With this setup lvm, mdadm is not needed which are linux features so I can and will use TrueNAS CORE expecting a more novice friendly (less possibility for user error in the setup) and more mature zfs implementation.
Also just one more thing, some of the drives, are dm-smr (the 8tb and 6tb ones). I know this is can be (really) bad from a write speed, but I am okay with that as this is what I have and want to utilize them (in the future I definitely plan to rotate this out of the pool for larger cmr drives).
As far as pool failure goes, the possibility of smr drive flushing its cache (or going AWOL for smr reasons) maybe make the pool report failure?
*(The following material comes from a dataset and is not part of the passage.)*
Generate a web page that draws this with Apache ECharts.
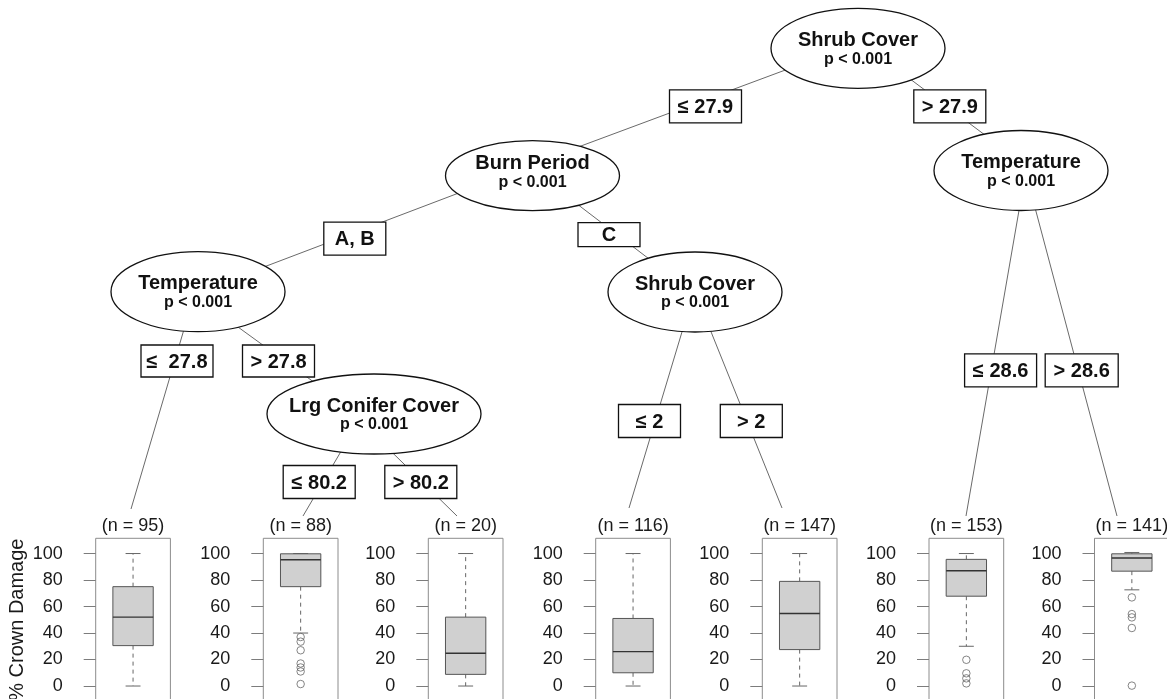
<!DOCTYPE html>
<html>
<head>
<meta charset="utf-8">
<script src="https://cdn.jsdelivr.net/npm/echarts@6/dist/echarts.min.js"></script>
<style>
html,body{margin:0;padding:0;background:#fff;}
#chart{width:1167px;height:699px;}
</style>
</head>
<body>
<div id="chart"></div>
<script>
// ---------- DATA ----------
const categories = ['(n = 95)', '(n = 88)', '(n = 20)', '(n = 116)', '(n = 147)', '(n = 153)', '(n = 141)'];
const boxMin    = [0,    40,   0,    0,    0,    30,   72.6];
const boxQ1     = [30.5, 75,   8.8,  10,   27.5, 67.8, 86.7];
const boxMedian = [52,   95.3, 24.7, 26,   54.7, 87,   96.6];
const boxQ3     = [75,   99.8, 52,   51,   79,   95.6, 99.8];
const boxMax    = [100,  100,  100,  100,  100,  100,  100.8];
const outliers  = [
  [],
  [37, 33.5, 27, 17, 14, 11, 1.5],
  [],
  [],
  [],
  [19.8, 9.6, 5.8, 2],
  [66.9, 54.3, 51.8, 43.8, 0.3]
];
const tickValues = [0, 20, 40, 60, 80, 100];
const yAxisTitle = '% Crown Damage';

const nodeTitles = ['Shrub Cover', 'Temperature', 'Burn Period', 'Temperature', 'Shrub Cover', 'Lrg Conifer Cover'];
const nodePValues = ['p < 0.001', 'p < 0.001', 'p < 0.001', 'p < 0.001', 'p < 0.001', 'p < 0.001'];
const edgeLabels = ['≤ 27.9', '> 27.9', 'A, B', 'C', '≤  27.8', '> 27.8', '≤ 80.2', '> 80.2', '≤ 2', '> 2', '≤ 28.6', '> 28.6'];

// ---------- LAYOUT (pixel positions of the tree drawing) ----------
const W = 1167, H = 699;
const FONT = '"Liberation Sans", Arial, Helvetica, sans-serif';
const PANEL_LEFT = [95.7, 263.3, 428.3, 595.7, 762.3, 929, 1094.5];
const PANEL_W = 74.7, PANEL_TOP = 538.3, PANEL_H = 162.7;
const Y_MIN = -11.3, Y_MAX = 111.5;
// node ellipses: cx, cy, rx, ry, text offset
const NODE_LAYOUT = [
  [858, 48.3, 87, 40, 0],
  [1021, 170.5, 87, 40, 0],
  [532.5, 175.7, 87, 35, -4.5],
  [198, 291.7, 87, 40, 0],
  [695, 292, 87, 40, 0],
  [374, 414, 107, 40, 0]
];
// edge label boxes: cx, cy, w, h
const LABEL_LAYOUT = [
  [705.5, 106.3, 72, 33],
  [949.8, 106.3, 72, 33],
  [354.8, 238.7, 62, 33],
  [609, 234.7, 62, 24],
  [177, 361, 72, 32],
  [278.5, 361, 72, 32],
  [319.2, 482, 72, 33],
  [420.8, 482, 72, 33],
  [649.5, 421, 62, 33],
  [751.3, 421, 62, 33],
  [1000.6, 370.3, 72, 33],
  [1081.7, 370.3, 73, 33]
];
// edges: x1, y1, x2, y2
const EDGE_LAYOUT = [
  [858, 43, 532.5, 164],
  [858, 40, 1021, 162],
  [532.5, 165, 198, 292],
  [532.5, 170, 695, 294],
  [195, 292, 131, 509],
  [198, 298, 373, 425],
  [363, 414, 303, 516],
  [353, 414, 457, 516],
  [694, 292, 629, 508],
  [695, 292, 782, 508],
  [1026, 170, 966, 516],
  [1025, 170, 1117, 516]
];

// ---------- BUILD ----------
const grids = [], xAxes = [], yAxes = [], series = [];
for (let i = 0; i < categories.length; i++) {
  grids.push({
    left: PANEL_LEFT[i], top: PANEL_TOP, width: PANEL_W, height: PANEL_H,
    containLabel: false, outerBoundsMode: 'none',
    show: true, borderColor: '#8c8c8c', borderWidth: 1, backgroundColor: 'transparent'
  });
  xAxes.push({
    gridIndex: i, type: 'category', data: [categories[i]], position: 'top',
    axisLine: {show: false}, axisTick: {show: false}, splitLine: {show: false},
    axisLabel: {interval: 0, margin: 3, fontSize: 18, color: '#1a1a1a', fontFamily: FONT}
  });
  const ya = {
    gridIndex: i, type: 'value', min: Y_MIN, max: Y_MAX,
    axisLine: {show: false}, splitLine: {show: false},
    axisTick: {show: true, length: 12, customValues: tickValues, lineStyle: {color: '#7c7c7c', width: 1}},
    axisLabel: {customValues: tickValues, margin: 33, fontSize: 18, color: '#1a1a1a', fontFamily: FONT}
  };
  if (i === 0) {
    ya.name = yAxisTitle;
    ya.nameLocation = 'middle';
    ya.nameRotate = 90;
    ya.nameGap = 68;
    ya.nameTextStyle = {fontSize: 20, color: '#1a1a1a', fontFamily: FONT};
  }
  yAxes.push(ya);

  series.push({
    type: 'custom', xAxisIndex: i, yAxisIndex: i, z: 3,
    data: [[0, boxMin[i], boxQ1[i], boxMedian[i], boxQ3[i], boxMax[i]]],
    renderItem: function (params, api) {
      const x = api.value(0);
      const cx = api.coord([x, 0])[0];
      const band = api.size([1, 0])[0];
      const hw = band * 0.27, cw = band * 0.1;
      const yMin = api.coord([x, api.value(1)])[1];
      const yQ1 = api.coord([x, api.value(2)])[1];
      const yMed = api.coord([x, api.value(3)])[1];
      const yQ3 = api.coord([x, api.value(4)])[1];
      const yMax = api.coord([x, api.value(5)])[1];
      const wStyle = {stroke: '#666', lineWidth: 1, lineDash: [4, 4]};
      const sStyle = {stroke: '#666', lineWidth: 1};
      return {
        type: 'group',
        children: [
          {type: 'line', shape: {x1: cx, y1: yQ1, x2: cx, y2: yMin}, style: wStyle},
          {type: 'line', shape: {x1: cx, y1: yQ3, x2: cx, y2: yMax}, style: wStyle},
          {type: 'line', shape: {x1: cx - cw, y1: yMin, x2: cx + cw, y2: yMin}, style: sStyle},
          {type: 'line', shape: {x1: cx - cw, y1: yMax, x2: cx + cw, y2: yMax}, style: sStyle},
          {type: 'rect', shape: {x: cx - hw, y: yQ3, width: 2 * hw, height: yQ1 - yQ3},
           style: {fill: '#d0d0d0', stroke: '#555', lineWidth: 1}},
          {type: 'line', shape: {x1: cx - hw, y1: yMed, x2: cx + hw, y2: yMed},
           style: {stroke: '#333', lineWidth: 1.4}}
        ]
      };
    }
  });
  if (outliers[i].length) {
    series.push({
      type: 'scatter', xAxisIndex: i, yAxisIndex: i, z: 4,
      symbol: 'circle', symbolSize: 7.5,
      itemStyle: {color: 'transparent', borderColor: '#666', borderWidth: 1},
      data: outliers[i].map(v => [0, v])
    });
  }
}

// full-canvas grid for the tree
const T = categories.length;
grids.push({left: 0, top: 0, width: W, height: H, containLabel: false, outerBoundsMode: 'none'});
xAxes.push({gridIndex: T, type: 'value', min: 0, max: W, show: false});
yAxes.push({gridIndex: T, type: 'value', min: 0, max: H, inverse: true, show: false});

series.push({
  type: 'custom', xAxisIndex: T, yAxisIndex: T, z: 1,
  data: EDGE_LAYOUT,
  renderItem: function (params, api) {
    const p1 = api.coord([api.value(0), api.value(1)]);
    const p2 = api.coord([api.value(2), api.value(3)]);
    return {type: 'line', shape: {x1: p1[0], y1: p1[1], x2: p2[0], y2: p2[1]},
            style: {stroke: '#6a6a6a', lineWidth: 1}};
  }
});

series.push({
  type: 'custom', xAxisIndex: T, yAxisIndex: T, z: 2,
  data: NODE_LAYOUT.map((d, k) => d.concat([k])),
  renderItem: function (params, api) {
    const c = api.coord([api.value(0), api.value(1)]);
    const s = api.size([api.value(2), api.value(3)]);
    const k = api.value(5);
    const dy = api.value(4);
    return {
      type: 'group',
      children: [
        {type: 'ellipse', shape: {cx: c[0], cy: c[1], rx: s[0], ry: s[1]},
         style: {fill: '#fff', stroke: '#111', lineWidth: 1.3}},
        {type: 'text', style: {text: nodeTitles[k], x: c[0], y: c[1] - 8 + dy, align: 'center', verticalAlign: 'middle',
          fontSize: 20, fontWeight: 'bold', fontFamily: FONT, fill: '#111'}},
        {type: 'text', style: {text: nodePValues[k], x: c[0], y: c[1] + 11 + dy, align: 'center', verticalAlign: 'middle',
          fontSize: 16, fontWeight: 'bold', fontFamily: FONT, fill: '#111'}}
      ]
    };
  }
});

series.push({
  type: 'custom', xAxisIndex: T, yAxisIndex: T, z: 3,
  data: LABEL_LAYOUT.map((d, k) => d.concat([k])),
  renderItem: function (params, api) {
    const c = api.coord([api.value(0), api.value(1)]);
    const s = api.size([api.value(2), api.value(3)]);
    const k = api.value(4);
    return {
      type: 'group',
      children: [
        {type: 'rect', shape: {x: c[0] - s[0] / 2, y: c[1] - s[1] / 2, width: s[0], height: s[1]},
         style: {fill: '#fff', stroke: '#111', lineWidth: 1.3}},
        {type: 'text', style: {text: edgeLabels[k], x: c[0], y: c[1] + 1, align: 'center', verticalAlign: 'middle',
          fontSize: 20, fontWeight: 'bold', fontFamily: FONT, fill: '#111'}}
      ]
    };
  }
});

const chart = echarts.init(document.getElementById('chart'), null, {renderer: 'canvas'});
chart.setOption({
  animation: false,
  backgroundColor: '#fff',
  grid: grids,
  xAxis: xAxes,
  yAxis: yAxes,
  series: series
});
</script>
</body>
</html>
Also incase (physical) failure as far as I understand if I use cmr drive for resilver it should be okay time wise.
So I think from a io perspective maybe the best way would be to make two pools. One where the smr drives are and another where the cmr drives are, this would split the usable space into two but the smr drives would not choke the cmr drives out. This would not change the raid layout on disk level but just the pooling of them(?)
So vdev1, vdev3 pool1(cmr) and vdev2 pool2(smr)
I like that
Another point I want to make is that the slowest drive inside a vdev sets the pace for all other drives. The operation is only done after the last drive reports back…and HDDs are slow, but a 2-3 TB drive is way slower than a 18TB drive. And I wouldn’t accept 2TB HDD performance to set the speed limit.
Having different performance characteristics on different vdevs isn’t a problem as ZFS uses allocation throttle and will give slower vdevs less work to improve overall performance.
The pool config that @jode made is solid and reasoned and probably similar to what I would do if I had this “zoo” of different HDDs myself.